2台のEVバスは、地元で「じょっピー」と呼ばれている。常陸太田市が行った自動運転車両愛称募集において全国から寄せられた131件の応募の中から選ばれた。常陸太田市のマスコットキャラクター「じょうづるさん」の「じょ」と、「ハッピー」の「ッピー」、バスの色も「ピンク」だったことにちなんでいる。

画像: 常陸太田市の公式マスコットキャラクター「じょうづるさん」(画像出典:常陸太田市公式HP.)

常陸太田市の公式マスコットキャラクター「じょうづるさん」(画像出典:常陸太田市公式HP.)

自動運転EVバスの運行オペレーションは上述のマクニカが担当。自動運転走行に必要なデータ取得・セットアップ、技術的資料作成、関係各所との調整対応、運行体制の構築を提供している。さらに車両の走行データをマクニカ製の遠隔運行管理システム「everfleet」(※)に連携させることで、自動運転EVバスの走行情報をリアルタイムに離れた場所で確認することを可能にしている。

※everfleet:マクニカが開発した自動運転車両用遠隔監視システム。車両情報・データを統合して一元的に可視化し、信号機などの交通インフラと協調した外部データとの連携を可能にしている。さらに遠隔地からでも多種多様なモビリティを同時に群管理することや運行時の異常をシステムによって自動的に検出・通知することができるため、オペレーションの省人化も実現する。

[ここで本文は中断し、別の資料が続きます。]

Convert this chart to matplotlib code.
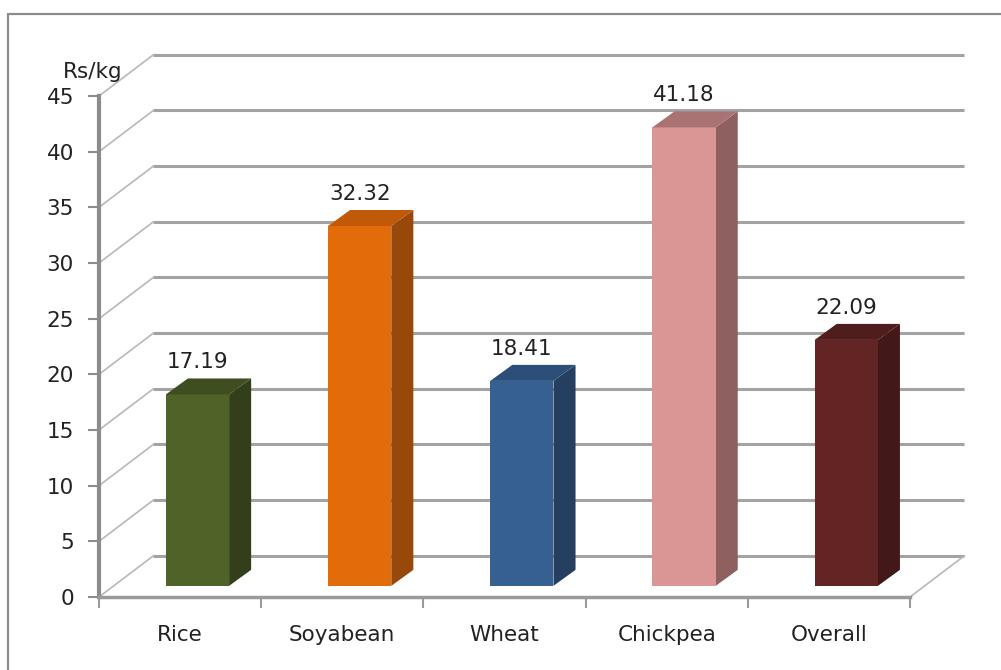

画像: 全国各地の実証実験や定常運行でお馴染みのNavya Mobility社製「EVO」。乗務員を必要としない自動運転「レベル4」に対応する最新モデルだ。

全国各地の実証実験や定常運行でお馴染みのNavya Mobility社製「EVO」。乗務員を必要としない自動運転「レベル4」に対応する最新モデルだ。

さらに地域住民向けには、2台の自動運転EVバスのリアルタイムな位置情報や車内混雑情報、バス停・周辺店舗情報等を一元的に可視化した「常陸太田デジタルマップ」を常陸太田市行政情報アプリ「じょうづるさんナビ」をとおして提供するなど、利用者本位で制度設計されている。

画像: 運行状況は常陸太田市行政情報アプリ「じょうづるさんナビ」上の常陸太田デジタルマップで確認できる。

運行状況は常陸太田市行政情報アプリ「じょうづるさんナビ」上の常陸太田デジタルマップで確認できる。

なおマクニカでは、同車両2台を同一エリアで運行することでより多くのデータ収集を行い、2025年度のレベル4運行を目指すとしている。また今後も、各自治体への自動運転EVバス導入をとおして、デジタルマップや自治体アプリとの連携、地域全体の情報提供やMaaS事業を積極的に取り組み、持続可能な街づくりの構築に貢献してことを目標にしている。

全国の自治体で自動運転バス(レベル2)の導入がようやく始まりつつあるが、さまざまな課題解消にむけて今回の常陸太田市の取り組みは多くの情報を提供してくれるはず。その行方に日本全国の自治体が注目しているはずだ。